Several pointers emerge from a conversation with Damodar Mall, CEO, grocery retail, Reliance Retail. In India, digital democracy has percolated deep down to Tier 3 and 4 towns, he says. In any case, customers were always buying in-store and getting stuff home-delivered. Ordering online is a just contemporary way of getting home-delivery.
Mall who describes himself as a student of consumer behaviour suggests we need to imagine what his core client may look like. “For me, these are homes with at least one school-going child. Their shopping behaviour is the most interesting in shaping our business strategy.”
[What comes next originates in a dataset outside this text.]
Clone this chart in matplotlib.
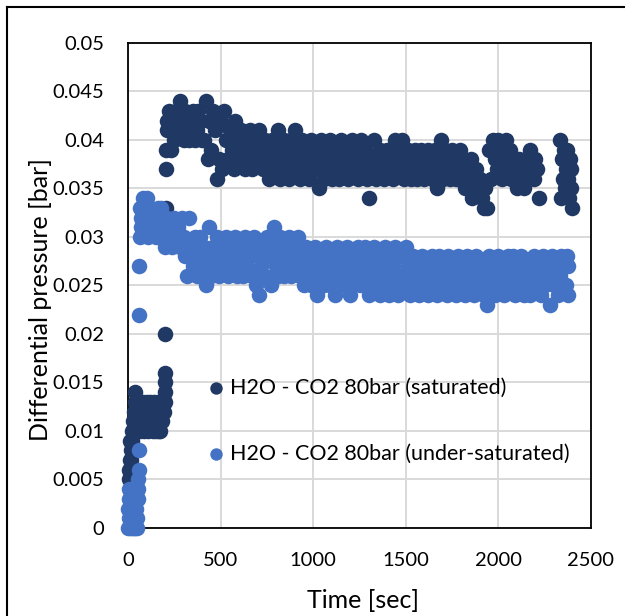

When their shopping baskets are looked at, their purchases can be split into dry goods and fresh goods. Dry is what they plan and budget for while fresh is purchased as and when needed. Any entity that can build the capability to deliver fresh goods stands a good chance in the marketplace. The opportunity to create a new retail business on the back of ‘instant deliveries’ lies in delivering fresh goods is what Mall believes. “For quick commerce businesses, the temptation to attempt detergents and atta will be high but these are dry goods and I don’t think such items are purchased on an impulse,” he says.
So, what does this mean for the ‘10-minute delivery’ business? Hari of Artha School believes it is a matter of time before pure-play digital entities increase their delivery time from 45-60 minutes to a few hours. And companies such as Dunzo and Zepto will morph into the logistics arms of the savvier digital-first players such as “Swiggy who have played it smartly until now”. This, Hari says, is because they have managed to hit a sweet spot of having identified 8,000 kinds of items people consume regularly and keep them stocked. Most other pure-play digital players haven’t gotten there yet.
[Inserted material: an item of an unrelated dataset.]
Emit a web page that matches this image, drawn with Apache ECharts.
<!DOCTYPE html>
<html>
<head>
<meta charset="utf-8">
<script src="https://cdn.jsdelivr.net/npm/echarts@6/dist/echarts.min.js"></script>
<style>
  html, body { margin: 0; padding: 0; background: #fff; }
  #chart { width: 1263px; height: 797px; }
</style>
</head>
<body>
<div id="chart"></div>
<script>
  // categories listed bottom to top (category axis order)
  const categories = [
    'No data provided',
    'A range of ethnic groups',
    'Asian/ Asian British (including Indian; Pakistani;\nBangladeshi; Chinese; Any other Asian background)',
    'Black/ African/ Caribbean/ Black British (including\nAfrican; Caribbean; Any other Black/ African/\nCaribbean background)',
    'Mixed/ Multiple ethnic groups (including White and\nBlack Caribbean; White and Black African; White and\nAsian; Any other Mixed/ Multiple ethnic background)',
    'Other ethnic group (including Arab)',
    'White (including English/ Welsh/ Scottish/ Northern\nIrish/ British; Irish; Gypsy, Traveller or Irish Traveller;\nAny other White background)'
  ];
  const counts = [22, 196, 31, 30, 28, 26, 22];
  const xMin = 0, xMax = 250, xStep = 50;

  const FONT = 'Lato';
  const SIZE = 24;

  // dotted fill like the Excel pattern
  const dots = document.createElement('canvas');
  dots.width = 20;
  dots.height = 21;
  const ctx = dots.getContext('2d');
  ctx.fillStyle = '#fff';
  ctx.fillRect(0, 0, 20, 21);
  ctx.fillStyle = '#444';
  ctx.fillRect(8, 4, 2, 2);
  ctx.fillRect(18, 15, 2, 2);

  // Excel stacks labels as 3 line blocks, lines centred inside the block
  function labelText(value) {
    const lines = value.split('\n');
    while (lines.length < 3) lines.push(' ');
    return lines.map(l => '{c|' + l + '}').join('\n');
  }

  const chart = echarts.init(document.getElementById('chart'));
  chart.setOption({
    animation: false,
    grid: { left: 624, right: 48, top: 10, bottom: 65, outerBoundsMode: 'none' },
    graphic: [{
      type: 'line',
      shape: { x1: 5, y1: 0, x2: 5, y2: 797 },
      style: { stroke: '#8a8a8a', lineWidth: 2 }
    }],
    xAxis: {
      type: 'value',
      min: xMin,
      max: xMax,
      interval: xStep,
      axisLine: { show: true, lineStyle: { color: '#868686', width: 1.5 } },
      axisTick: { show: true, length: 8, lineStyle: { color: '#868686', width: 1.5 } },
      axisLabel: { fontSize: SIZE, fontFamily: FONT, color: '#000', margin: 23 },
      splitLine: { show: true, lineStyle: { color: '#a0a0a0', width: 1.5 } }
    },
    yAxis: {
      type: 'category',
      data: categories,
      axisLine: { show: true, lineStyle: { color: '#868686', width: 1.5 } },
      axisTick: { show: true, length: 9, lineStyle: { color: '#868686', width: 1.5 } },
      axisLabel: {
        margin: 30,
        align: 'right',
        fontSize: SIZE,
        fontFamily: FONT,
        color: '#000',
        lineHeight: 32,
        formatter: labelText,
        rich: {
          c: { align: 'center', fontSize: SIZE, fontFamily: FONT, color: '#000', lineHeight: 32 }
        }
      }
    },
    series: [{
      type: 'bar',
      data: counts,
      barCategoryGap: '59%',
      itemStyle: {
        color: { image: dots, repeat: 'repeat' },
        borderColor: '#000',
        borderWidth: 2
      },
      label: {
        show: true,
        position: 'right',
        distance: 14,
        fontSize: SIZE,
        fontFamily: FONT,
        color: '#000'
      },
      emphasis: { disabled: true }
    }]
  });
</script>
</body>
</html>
As for conglomerates that have witnessed India change from close quarters and have the monies to stay invested, they have figured they need to have about 40,000 items stored. They have the monies to have these stocks and are now investing in places to store them.
That takes us to the future of ‘instant’ deliveries and why it may pan out differently from the West where the business looks in serious trouble. While pure play digital companies started with a 10-minute promise, that time has expanded to 20-25 minutes in Tier-1 cities, then 60 minutes and eventually 3-4 hours without consumers complaining says Hari. “This is a hard business to operate.”
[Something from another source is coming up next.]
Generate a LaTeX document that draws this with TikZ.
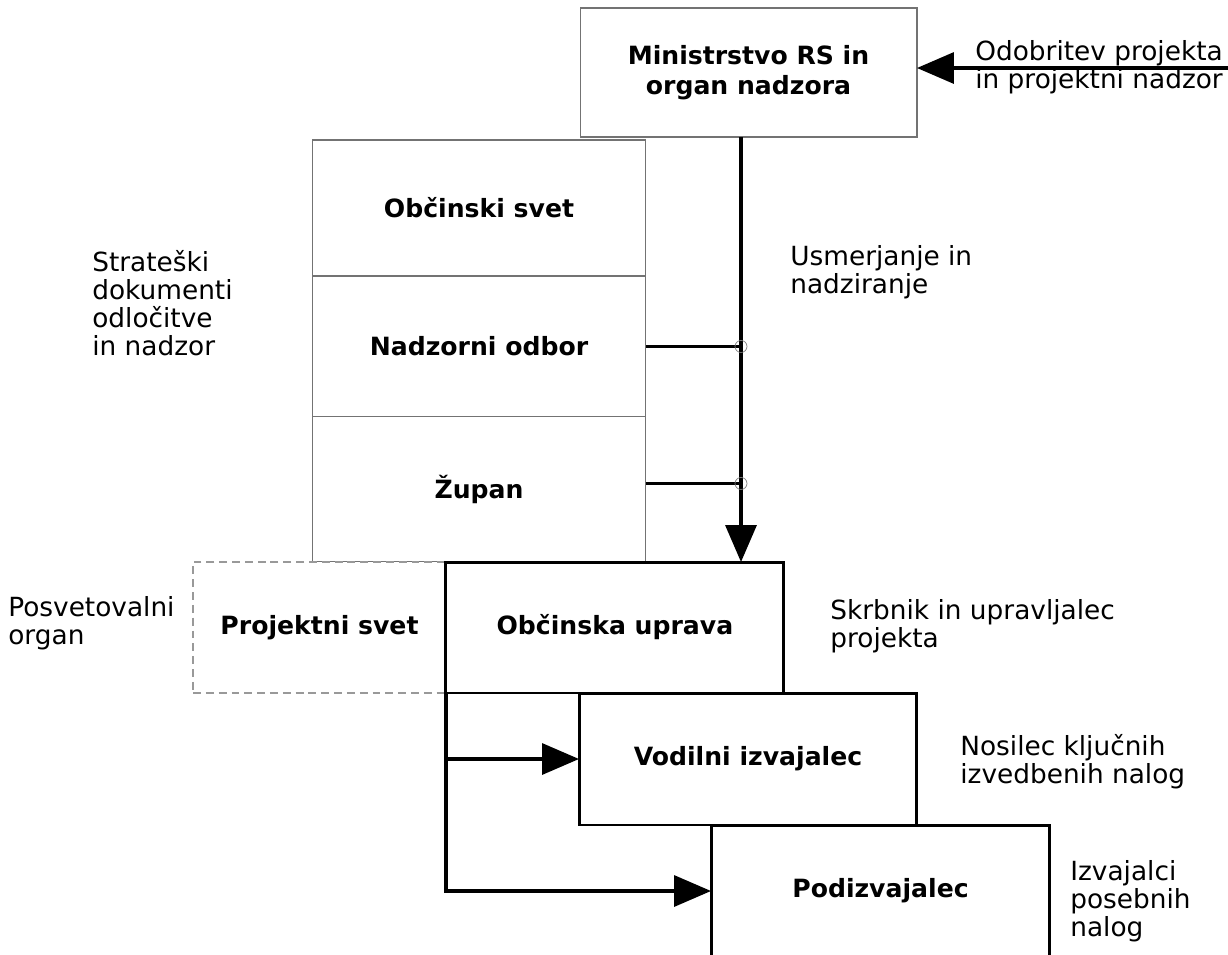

When probed, Mall says a strong digital infrastructure is imperative to woo consumers. He declined to get into the economics of it all. “The share of discussion and argument of digital commerce in grocery is many times higher than their actual market. Sustained change takes a long time.” What both of them agree upon is that while new players will come in, others will get killed. But as things are, conglomerates have the upper hand.